*Stored data*.
──────

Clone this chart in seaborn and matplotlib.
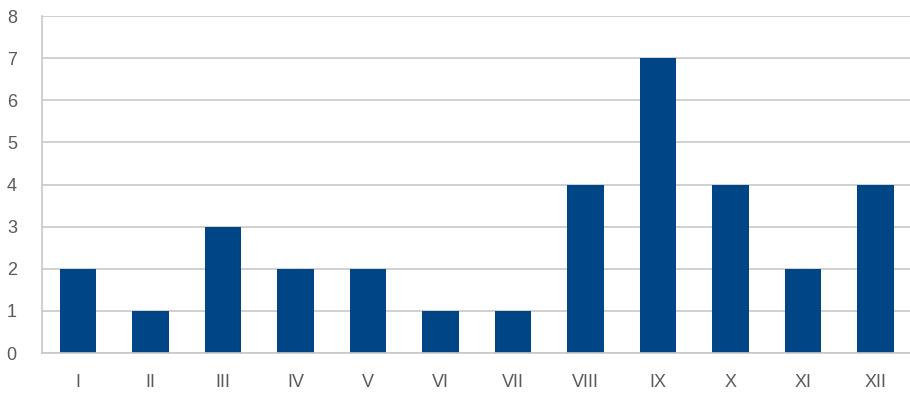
import matplotlib
matplotlib.use("Agg")
import matplotlib.pyplot as plt
import seaborn as sns
import numpy as np
from matplotlib.ticker import FixedLocator

mesi = ["I", "II", "III", "IV", "V", "VI", "VII", "VIII", "IX", "X", "XI", "XII"]
valori = [2, 1, 3, 2, 2, 1, 1, 4, 7, 4, 2, 4]

sns.set_style("white")
plt.rcParams["font.family"] = ["Liberation Sans", "DejaVu Sans"]

fig = plt.figure(figsize=(9.1, 3.94), dpi=100)
ax = fig.add_axes([0.046, 0.104, 0.956, 0.855])

sns.barplot(x=mesi, y=valori, color="#004586", width=0.5, saturation=1,
            linewidth=0, ax=ax)

ax.set_ylim(0, 8)
ax.set_xlim(-0.5, len(mesi) - 0.5)
ax.set_yticks(range(0, 9))
ax.yaxis.grid(True, color="#c8c8c8", linewidth=1.2)
ax.set_axisbelow(True)
ax.set_xlabel("")
ax.set_ylabel("")

for s in ["top", "right"]:
    ax.spines[s].set_visible(False)
for s in ["left", "bottom"]:
    ax.spines[s].set_color("#c8c8c8")
    ax.spines[s].set_linewidth(1.2)

ax.tick_params(axis="y", length=8, color="#c8c8c8", labelsize=13, labelcolor="#5a5a5a", pad=10)
ax.tick_params(axis="x", which="major", length=0, labelsize=13, labelcolor="#5a5a5a", pad=15)
ax.xaxis.set_minor_locator(FixedLocator(np.arange(-0.5, len(mesi), 1.0)))
ax.tick_params(axis="x", which="minor", length=4, color="#c8c8c8", width=1.2)

fig.savefig("out.png", dpi=100)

──────

*Instructions for the task*.
Without the pictures, repeat the listing above exactly.

*Output*.
Clone this chart in seaborn and matplotlib.
import matplotlib
matplotlib.use("Agg")
import matplotlib.pyplot as plt
import seaborn as sns
import numpy as np
from matplotlib.ticker import FixedLocator

mesi = ["I", "II", "III", "IV", "V", "VI", "VII", "VIII", "IX", "X", "XI", "XII"]
valori = [2, 1, 3, 2, 2, 1, 1, 4, 7, 4, 2, 4]

sns.set_style("white")
plt.rcParams["font.family"] = ["Liberation Sans", "DejaVu Sans"]

fig = plt.figure(figsize=(9.1, 3.94), dpi=100)
ax = fig.add_axes([0.046, 0.104, 0.956, 0.855])

sns.barplot(x=mesi, y=valori, color="#004586", width=0.5, saturation=1,
            linewidth=0, ax=ax)

ax.set_ylim(0, 8)
ax.set_xlim(-0.5, len(mesi) - 0.5)
ax.set_yticks(range(0, 9))
ax.yaxis.grid(True, color="#c8c8c8", linewidth=1.2)
ax.set_axisbelow(True)
ax.set_xlabel("")
ax.set_ylabel("")

for s in ["top", "right"]:
    ax.spines[s].set_visible(False)
for s in ["left", "bottom"]:
    ax.spines[s].set_color("#c8c8c8")
    ax.spines[s].set_linewidth(1.2)

ax.tick_params(axis="y", length=8, color="#c8c8c8", labelsize=13, labelcolor="#5a5a5a", pad=10)
ax.tick_params(axis="x", which="major", length=0, labelsize=13, labelcolor="#5a5a5a", pad=15)
ax.xaxis.set_minor_locator(FixedLocator(np.arange(-0.5, len(mesi), 1.0)))
ax.tick_params(axis="x", which="minor", length=4, color="#c8c8c8", width=1.2)

fig.savefig("out.png", dpi=100)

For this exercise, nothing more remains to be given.